‘GPFS,’ or ‘General Parallel File System,’ is a file clustering system developed by IBM. This particular file system is considered to be very high-performance because it allows very fast data retrieval and is able to store almost unlimited data in a secure environment. With its reputation as a reliable filing system, many of the world’s largest companies are said to use GPFS for their various records and data. The basic benefit that large enterprises can get from IBM’s General Parallel File System is a high-speed retrieval of information and a very efficient way of managing loads of data.
GPFS basically works through a clustering system wherein large amounts of data are literally clustered for more efficiency. The best thing about GPFS is that it is able to handle both structured and unstructured data effectively and efficiently.
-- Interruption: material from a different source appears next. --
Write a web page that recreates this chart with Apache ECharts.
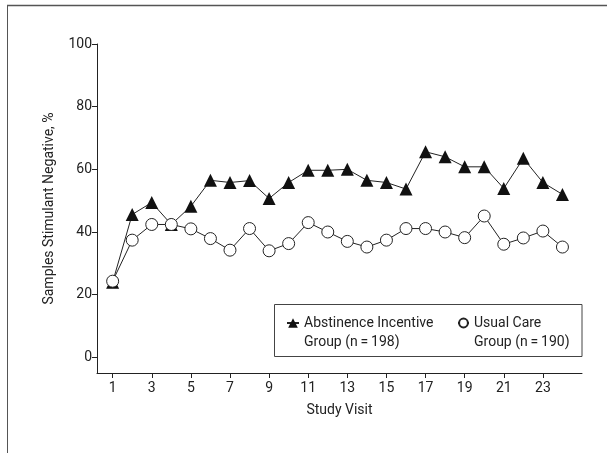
<!DOCTYPE html>
<html><head><meta charset="utf-8">
<script src="https://cdn.jsdelivr.net/npm/echarts@6/dist/echarts.min.js"></script>
<style>html,body{margin:0;padding:0;background:#fff}#c{width:607px;height:453px}</style>
</head><body><div id="c"></div>
<script>
var visits = [1,2,3,4,5,6,7,8,9,10,11,12,13,14,15,16,17,18,19,20,21,22,23,24];
var abstinence = [24, 45.6, 49.4, 42.4, 48.2, 56.5, 55.8, 56.4, 50.7, 55.8, 59.7, 59.7, 60, 56.5, 55.8, 53.7, 65.6, 64, 60.8, 60.8, 53.9, 63.5, 55.8, 52];
var usualCare = [24.3, 37.4, 42.4, 42.4, 41, 37.9, 34.2, 41.1, 34, 36.3, 43, 40, 37, 35.2, 37.4, 41.1, 41.1, 40, 38.2, 45.1, 36.1, 38.1, 40.3, 35.2];
var xTicks = [1,3,5,7,9,11,13,15,17,19,21,23];
var yTicks = [0,20,40,60,80,100];
var names = ['Abstinence Incentive\nGroup (n\u2009=\u2009198)', 'Usual Care\nGroup (n\u2009=\u2009190)'];

var FONT = 'Roboto, "Liberation Sans", sans-serif';
function pairs(v){ return visits.map(function(x,i){ return [x, v[i]]; }); }

var chart = echarts.init(document.getElementById('c'), null, {renderer:'canvas'});
var legendText = {fontFamily: FONT, fontSize: 14, color: '#222', lineHeight: 19};
function legendFmt(n){ return ' \n' + n; }
chart.setOption({
  animation: false,
  textStyle: {fontFamily: FONT},
  grid: {left: 97, right: 25, top: 44, bottom: 80},
  xAxis: {
    type: 'value', min: 0.2, max: 25,
    name: 'Study Visit', nameLocation: 'middle', nameGap: 30,
    nameTextStyle: {fontFamily: FONT, fontSize: 14, color: '#222'},
    axisLine: {show: true, onZero: false, lineStyle: {color: '#222', width: 1}},
    axisTick: {show: true, length: 5, customValues: xTicks, lineStyle: {color: '#222'}},
    axisLabel: {customValues: xTicks, fontFamily: FONT, fontSize: 14, color: '#222', margin: 8},
    splitLine: {show: false}
  },
  yAxis: {
    type: 'value', min: -5, max: 100,
    name: 'Samples Stimulant Negative, %', nameLocation: 'middle', nameGap: 41,
    nameTextStyle: {fontFamily: FONT, fontSize: 14, color: '#222'},
    axisLine: {show: true, onZero: false, lineStyle: {color: '#222', width: 1}},
    axisTick: {show: true, length: 5, customValues: yTicks, lineStyle: {color: '#222'}},
    axisLabel: {customValues: yTicks, fontFamily: FONT, fontSize: 14, color: '#222', margin: 5},
    splitLine: {show: false}
  },
  legend: [
    {data: [names[0]], left: 286, top: 294.5, padding: 0, itemWidth: 12, itemHeight: 12, itemGap: 0, textStyle: legendText, formatter: legendFmt, selectedMode: false},
    {data: [names[1]], left: 457, top: 294.5, padding: 0, itemWidth: 11, itemHeight: 11, itemGap: 0, textStyle: legendText, formatter: legendFmt, selectedMode: false}
  ],
  graphic: [
    {type: 'line', shape: {x1: 7, y1: 5.5, x2: 607, y2: 5.5}, style: {stroke: '#555', lineWidth: 1.5}, silent: true},
    {type: 'line', shape: {x1: 7.5, y1: 5, x2: 7.5, y2: 453}, style: {stroke: '#555', lineWidth: 1}, silent: true},
    {type: 'rect', shape: {x: 274.5, y: 304.5, width: 307.5, height: 52}, style: {fill: '#fff', stroke: '#444', lineWidth: 1}, z: 0, silent: true}
  ],
  series: [
    {name: names[0], type: 'line', data: pairs(abstinence), symbol: 'triangle', symbolSize: 13,
     lineStyle: {color: '#222', width: 1}, itemStyle: {color: '#111', borderColor: '#111', borderWidth: 0}, z: 3},
    {name: names[1], type: 'line', data: pairs(usualCare), symbol: 'circle', symbolSize: 12,
     lineStyle: {color: '#222', width: 1}, itemStyle: {color: '#fff', borderColor: '#222', borderWidth: 1}, z: 4}
  ]
});
</script></body></html>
More than the usual requirements of data storage and security, IBM’s General Parallel File System allows a quick transfer of large data in the system. This particular feature is perfect for large companies that require frequent transfers of large data files from one location to another. Another great thing about the data clustering feature of GPFS is that it also allows for data retrieval and data transfers from multiple sources or servers. This simply means that regardless of how many servers or terminals are connected to the file system or network, data management can still be done quickly and efficiently.
GPFS also allows for an easy expansion in terms of data storage. With the ever-growing data storage needs of big companies, implementing GPFS is made easy and seamless. There is also no issue when it comes to file sharing among various units and departments in a large company. One unit can retrieve data from another unit’s server in a quick and efficient way without the worry of data loss or a security breach. This is made possible by the filing system architecture and automation possibilities offered by GPFS. Many enterprises can also easily adapt to GPFS because it runs on various platforms including Linux, Windows, and even AIX.